Но не следует думать, что варвары отняли все земли у римских собственников; чаще всего, вероятно, они принуждали крупных собственников только делиться с ними. За свои поземельные участки, полученные по жребию, землевладельцы-варвары не несли никаких податей, никаких повинностей. Подати были обязаны нести побежденные, и только одно обязательство связывало завоевателя: он должен был по призыву своего короля браться за оружие и становиться в ряды его дружины, но это совершенно естественно вытекало из самого положения вещей, так как завоеватели должны были стоять на страже своих интересов и беречь свои завоевания от всяких посягательств, которые могли исходить и от покоренных жителей данной страны, и от других германских народов, зарившихся на чужое добро.
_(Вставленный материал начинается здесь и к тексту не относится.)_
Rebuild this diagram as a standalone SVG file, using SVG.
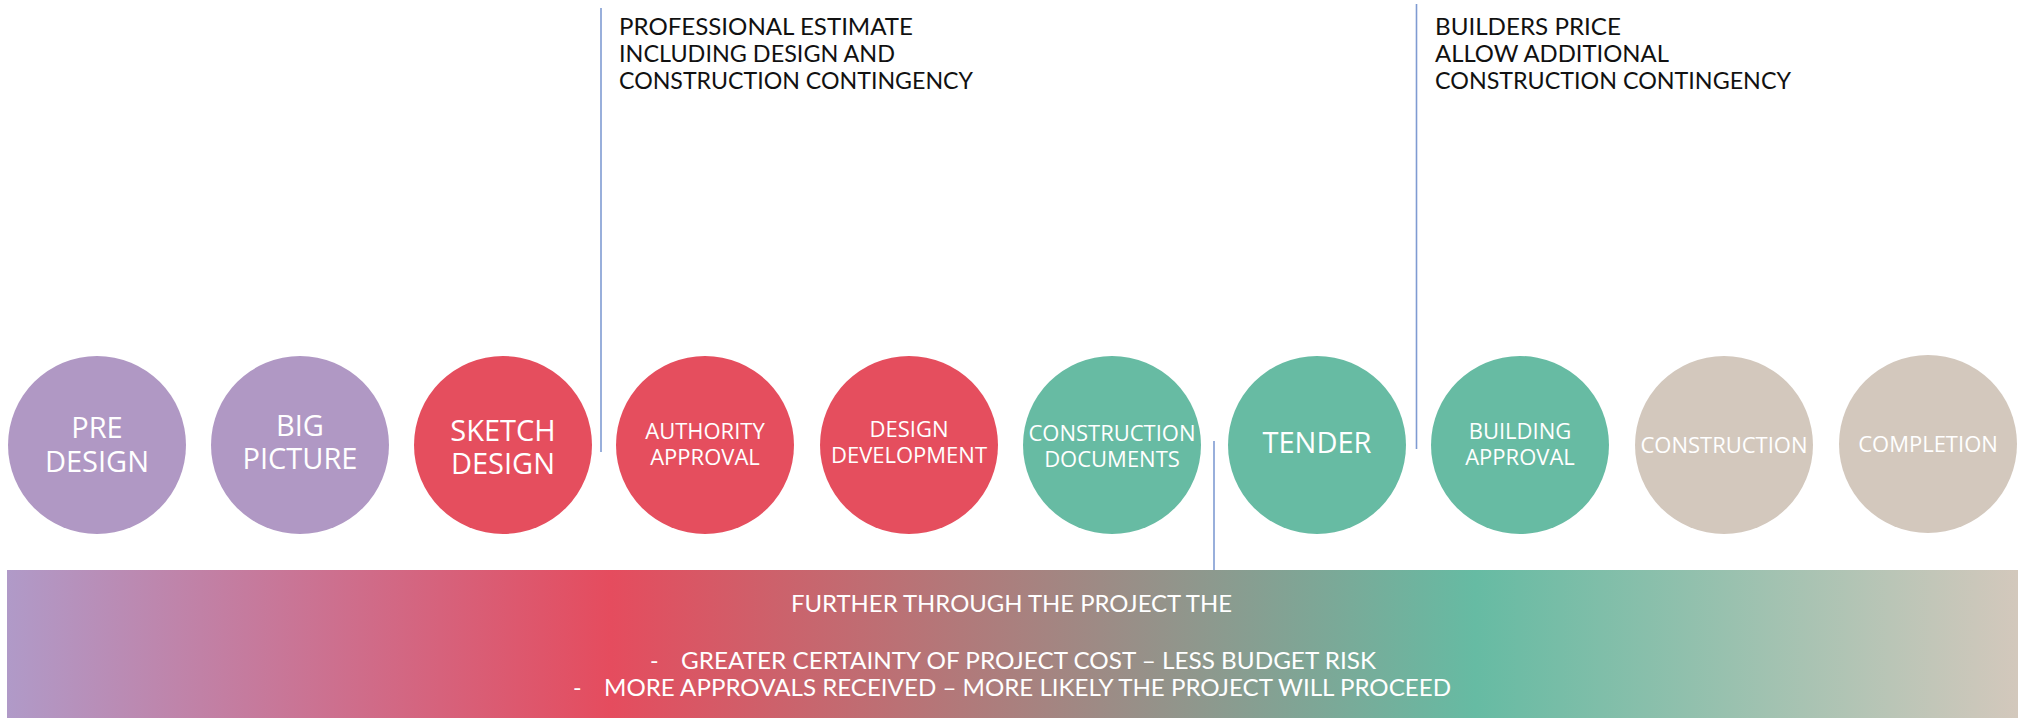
<svg xmlns="http://www.w3.org/2000/svg" width="2025" height="718" viewBox="0 0 2025 718">
<style>
.c{stroke:none}
.purple{fill:#B098C4}
.red{fill:#E54E5E}
.teal{fill:#67BBA3}
.beige{fill:#D3C8BD}
.lb{font-family:"Open Sans","DejaVu Sans",sans-serif;fill:#ffffff;text-anchor:middle}
.big{font-size:29px}
.sm{font-size:22px}
.note{font-family:Lato,"Open Sans",sans-serif;font-size:23px;fill:#111111}
.band{font-family:Lato,"Open Sans",sans-serif;font-size:23px;fill:#ffffff}
.con{stroke:#7F9BD2;stroke-width:1.6;fill:none}
</style>
<defs>
<linearGradient id="g" x1="7" y1="0" x2="2018" y2="0" gradientUnits="userSpaceOnUse">
<stop offset="0" stop-color="#B09AC8"/>
<stop offset="0.3" stop-color="#E54C5E"/>
<stop offset="0.73" stop-color="#66BBA3"/>
<stop offset="1" stop-color="#D3C8BC"/>
</linearGradient>
</defs>
<rect width="2025" height="718" fill="#ffffff"/>
<g id="band">
<rect x="7" y="570" width="2011" height="148" fill="url(#g)"/>
<text class="band" x="791" y="612" textLength="441" lengthAdjust="spacingAndGlyphs">FURTHER THROUGH THE PROJECT THE</text>
<text class="band" x="650" y="669">-</text>
<text class="band" x="681" y="669" textLength="695" lengthAdjust="spacingAndGlyphs">GREATER CERTAINTY OF PROJECT COST – LESS BUDGET RISK</text>
<text class="band" x="573" y="696">-</text>
<text class="band" x="604" y="696" textLength="847" lengthAdjust="spacingAndGlyphs">MORE APPROVALS RECEIVED – MORE LIKELY THE PROJECT WILL PROCEED</text>
</g>
<g id="connectors">
<line class="con" x1="601" y1="8" x2="601" y2="452"/>
<line class="con" x1="1214" y1="441" x2="1214" y2="570"/>
<line class="con" x1="1416.5" y1="4" x2="1416.5" y2="449"/>
</g>
<g id="note-professional">
<text class="note" x="619" y="35" textLength="294" lengthAdjust="spacingAndGlyphs">PROFESSIONAL ESTIMATE</text>
<text class="note" x="619" y="62" textLength="276" lengthAdjust="spacingAndGlyphs">INCLUDING DESIGN AND</text>
<text class="note" x="619" y="89" textLength="354" lengthAdjust="spacingAndGlyphs">CONSTRUCTION CONTINGENCY</text>
</g>
<g id="note-builders">
<text class="note" x="1435" y="35" textLength="186" lengthAdjust="spacingAndGlyphs">BUILDERS PRICE</text>
<text class="note" x="1435" y="62" textLength="234" lengthAdjust="spacingAndGlyphs">ALLOW ADDITIONAL</text>
<text class="note" x="1435" y="89" textLength="356" lengthAdjust="spacingAndGlyphs">CONSTRUCTION CONTINGENCY</text>
</g>
<g id="pre-design">
<circle class="c purple" cx="97" cy="445" r="89"/>
<text class="lb big" x="97" y="438">PRE</text>
<text class="lb big" x="97" y="472">DESIGN</text>
</g>
<g id="big-picture">
<circle class="c purple" cx="300" cy="445" r="89"/>
<text class="lb big" x="300" y="436">BIG</text>
<text class="lb big" x="300" y="469">PICTURE</text>
</g>
<g id="sketch-design">
<circle class="c red" cx="503" cy="445" r="89"/>
<text class="lb big" x="503" y="441">SKETCH</text>
<text class="lb big" x="503" y="474">DESIGN</text>
</g>
<g id="authority-approval">
<circle class="c red" cx="705" cy="445" r="89"/>
<text class="lb sm" x="705" y="439">AUTHORITY</text>
<text class="lb sm" x="705" y="465">APPROVAL</text>
</g>
<g id="design-development">
<circle class="c red" cx="909" cy="445" r="89"/>
<text class="lb sm" x="909" y="437">DESIGN</text>
<text class="lb sm" x="909" y="463">DEVELOPMENT</text>
</g>
<g id="construction-documents">
<circle class="c teal" cx="1112" cy="445" r="89"/>
<text class="lb sm" x="1112" y="441">CONSTRUCTION</text>
<text class="lb sm" x="1112" y="467">DOCUMENTS</text>
</g>
<g id="tender">
<circle class="c teal" cx="1317" cy="445" r="89"/>
<text class="lb big" x="1317" y="453">TENDER</text>
</g>
<g id="building-approval">
<circle class="c teal" cx="1520" cy="445" r="89"/>
<text class="lb sm" x="1520" y="439">BUILDING</text>
<text class="lb sm" x="1520" y="465">APPROVAL</text>
</g>
<g id="construction">
<circle class="c beige" cx="1724" cy="445" r="89"/>
<text class="lb sm" x="1724" y="453">CONSTRUCTION</text>
</g>
<g id="completion">
<circle class="c beige" cx="1928" cy="444" r="89"/>
<text class="lb sm" x="1928" y="452">COMPLETION</text>
</g>
</svg>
Самые меньшие земельные участки получили, конечно, простые люди, большие по размеру — вожди дружин, монастыри и высшее духовенство, а самые обширные земли сделались достоянием королей. Последние присвоили себе все, что принадлежало раньше императорской казне. Владельцы аллодов могли распоряжаться ими по своему усмотрению — передавать по наследству, делить и т.д. Население таких участков, как бывшее, так и вновь приведенное сюда новым землевладельцем, попадало в полную зависимость от него: он был его господином. Обширные королевские земли (домены) постоянно увеличивались, как вследствие часто производившихся конфискаций, так и новых завоеваний; наконец, все выморочные владения переходили в королевские руки.